Once settled, I checked BOINC. It didn't see the CPU change, so I forced it to run CPU benchmarks.
Athlon 2000+ == 997 floating point MIPS (Whetstone) 3376 integer MIPS (Dhrystone)
Athlon 3000+ == 1312 floating point MIPS (Whetstone) 4446 integer MIPS (Dhrystone)
...was less than successful.
Back following the icepocalypse, I resurrected 'lhaven' by changing its motherboard. The new motherboard was an upgrade to the old one, but I wasn't taking advantage of any of it. But, in my mind I thought that someday I might.
Having finally upgraded the OS from RedHat 7.3 to Ubuntu 10.04....and being able to participate in all BOINC projects again, I decided that I might look at upgrading it finally.
So I went looking for the fastest FSB 333MHz CPU that I could put into it. And, went looking on eBay for one. After a few unsuccessful attempts, I went and bought an Athlon 3000+ (and an Athlon 2400+). And, while I was on there, I got a new CPU Heatsink and Fan and a 1GB stick of DDR333 memory.
I wasn't sure what kind of memory was in the machine, but somehow I thought it to be a 1GB stick of DDR333 (since I for some reason had an extra DDR333 1GB stick that I gave away recently)....but memory told me the machine had two slots, so I'm not sure why I didn't upgrade the memory to more than 1GB...
Well, turns out my memory was faulty (as was lshw)...the machine had two 512MB DDR226 memory sticks. Which I makes sense, since the old CPU was FSB266 (a 2000+)....guess that means I shouldn't have given away that 1GB stick of DDR333.
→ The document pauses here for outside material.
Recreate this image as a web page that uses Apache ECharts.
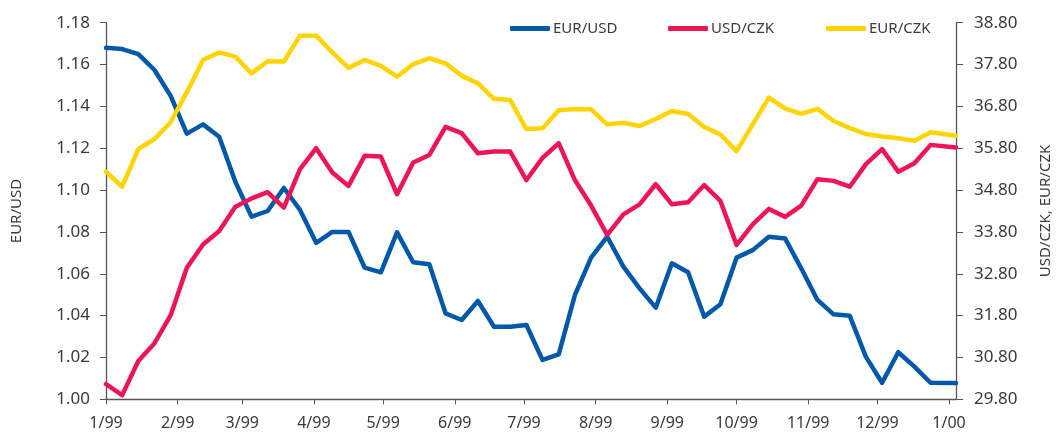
<!DOCTYPE html>
<html>
<head>
<meta charset="utf-8">
<script src="https://cdn.jsdelivr.net/npm/echarts@6/dist/echarts.min.js"></script>
<style>
html,body{margin:0;padding:0;background:#fff;}
#chart{width:1061px;height:435px;}
</style>
</head>
<body>
<div id="chart"></div>
<script>
// Weekly observation dates
const dates = [
  '1999-01-01','1999-01-08','1999-01-15','1999-01-22','1999-01-29',
  '1999-02-05','1999-02-12','1999-02-19','1999-02-26',
  '1999-03-05','1999-03-12','1999-03-19','1999-03-26',
  '1999-04-02','1999-04-09','1999-04-16','1999-04-23','1999-04-30',
  '1999-05-07','1999-05-14','1999-05-21','1999-05-28',
  '1999-06-04','1999-06-11','1999-06-18','1999-06-25',
  '1999-07-02','1999-07-09','1999-07-16','1999-07-23','1999-07-30',
  '1999-08-06','1999-08-13','1999-08-20','1999-08-27',
  '1999-09-03','1999-09-10','1999-09-17','1999-09-24',
  '1999-10-01','1999-10-08','1999-10-15','1999-10-22','1999-10-29',
  '1999-11-05','1999-11-12','1999-11-19','1999-11-26',
  '1999-12-03','1999-12-10','1999-12-17','1999-12-24',
  '2000-01-04'
];
const eurUsd = [1.168,1.1674,1.165,1.1574,1.145,1.127,1.1314,1.1255,1.104,1.0873,1.090,1.101,1.0905,1.0748,1.080,1.080,1.0629,1.0607,1.0798,1.0655,1.0645,1.0411,1.0379,1.0470,1.0347,1.0347,1.0355,1.0188,1.0215,1.0498,1.0677,1.0777,1.0634,1.0530,1.0438,1.065,1.0607,1.0395,1.0454,1.0677,1.0713,1.0777,1.0769,1.0626,1.0475,1.0406,1.0399,1.0203,1.0079,1.0225,1.0156,1.0079,1.0078];
const usdCzk = [30.165,29.90,30.715,31.14,31.81,32.945,33.50,33.82,34.40,34.60,34.75,34.38,35.30,35.80,35.22,34.90,35.62,35.60,34.70,35.46,35.64,36.31,36.16,35.68,35.72,35.72,35.04,35.57,35.92,35.04,34.43,33.73,34.22,34.46,34.94,34.46,34.51,34.92,34.54,33.49,33.98,34.35,34.16,34.43,35.06,35.02,34.88,35.42,35.78,35.24,35.44,35.88,35.82];
const eurCzk = [35.24,34.88,35.78,36.02,36.42,37.14,37.91,38.09,37.99,37.59,37.88,37.87,38.49,38.49,38.09,37.72,37.91,37.77,37.51,37.81,37.95,37.83,37.53,37.35,36.98,36.95,36.26,36.28,36.71,36.74,36.73,36.37,36.41,36.33,36.50,36.69,36.62,36.31,36.13,35.73,36.37,37.01,36.75,36.62,36.74,36.45,36.28,36.14,36.08,36.04,35.98,36.18,36.10];
// x-axis ticks (month starts) and their labels
const monthTicks = ['1999-01-01','1999-02-01','1999-03-01','1999-04-01','1999-05-01','1999-06-01','1999-07-01','1999-08-01','1999-09-01','1999-10-01','1999-11-01','1999-12-01','2000-01-01'];
const monthLabels = ['1/99','2/99','3/99','4/99','5/99','6/99','7/99','8/99','9/99','10/99','11/99','12/99','1/00'];
const seriesNames = ['EUR/USD','USD/CZK','EUR/CZK'];
const colors = ['#0058A8','#EC1558','#FFD400'];

const ts = s => { const p = s.split('-').map(Number); return Date.UTC(p[0], p[1]-1, p[2]); };
const tickTs = monthTicks.map(ts);
const pairs = arr => dates.map((d,i) => [ts(d), arr[i]]);

const FONT = 'Noto Sans';
const TXT = '#3a3a3a';
const AX = '#555555';

const chart = echarts.init(document.getElementById('chart'), null, {renderer:'canvas'});
const legendBase = (name, left) => ({
  data:[name], left:left, top:16, itemWidth:40, itemHeight:5, icon:'roundRect',
  textStyle:{fontFamily:FONT,fontSize:15,color:TXT,padding:[0,0,0,-2]}, selectedMode:false
});
chart.setOption({
  animation:false,
  textStyle:{fontFamily:FONT},
  color:colors,
  legend:[legendBase(seriesNames[0],505), legendBase(seriesNames[1],663), legendBase(seriesNames[2],821)],
  grid:{left:106,right:97,top:22.7,bottom:35.7,containLabel:false},
  xAxis:{
    type:'value', min:ts('1999-01-01'), max:ts('2000-01-04'),
    axisLine:{show:true,lineStyle:{color:AX,width:1.3}},
    axisTick:{show:true,length:5,lineStyle:{color:AX},customValues:tickTs},
    axisLabel:{fontFamily:FONT,fontSize:16,color:TXT,margin:16,customValues:tickTs,hideOverlap:false,
      showMinLabel:true,showMaxLabel:true,
      formatter:function(v){ const i = tickTs.indexOf(v); return i>=0 ? monthLabels[i] : ''; }},
    splitLine:{show:false}
  },
  yAxis:[
    {type:'value',min:1.00,max:1.18,interval:0.02,position:'left',
     name:'EUR/USD',nameLocation:'middle',nameGap:82,nameRotate:90,
     nameTextStyle:{fontFamily:FONT,fontSize:15,color:TXT},
     axisLine:{show:true,lineStyle:{color:AX,width:1.3}},
     axisTick:{show:true,length:6,lineStyle:{color:AX}},
     axisLabel:{fontFamily:FONT,fontSize:17,color:TXT,margin:16,formatter:v=>v.toFixed(2)},
     splitLine:{show:false}},
    {type:'value',min:29.8,max:38.8,interval:1,position:'right',
     name:'USD/CZK, EUR/CZK',nameLocation:'middle',nameGap:82,nameRotate:90,
     nameTextStyle:{fontFamily:FONT,fontSize:15,color:TXT},
     axisLine:{show:true,lineStyle:{color:AX,width:1.3}},
     axisTick:{show:true,length:7,lineStyle:{color:AX}},
     axisLabel:{fontFamily:FONT,fontSize:17,color:TXT,margin:18,formatter:v=>v.toFixed(2)},
     splitLine:{show:false}}
  ],
  series:[
    {name:seriesNames[0],type:'line',yAxisIndex:0,data:pairs(eurUsd),showSymbol:false,symbol:'none',
     lineStyle:{width:4.5,color:colors[0],join:'round',cap:'round'}},
    {name:seriesNames[1],type:'line',yAxisIndex:1,data:pairs(usdCzk),showSymbol:false,symbol:'none',
     lineStyle:{width:4.5,color:colors[1],join:'round',cap:'round'}},
    {name:seriesNames[2],type:'line',yAxisIndex:1,data:pairs(eurCzk),showSymbol:false,symbol:'none',
     lineStyle:{width:4.5,color:colors[2],join:'round',cap:'round'}}
  ]
});
</script>
</body>
</html>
What I did was upgrade the memory to 1.5GB by putting the new 1GB DDR333 stick in the first memory slot, and a 512MB DDR400 stick in the second slot. I then looked at the CPU.
First I put the Athlon 3000+ in....and the new CPU heatsink/fan. It is a touch bigger, actually its a lot bigger than the old....not quite compatible with my case...though it should be a simple enough mod once I get everything working again. Except I didn't. No POST.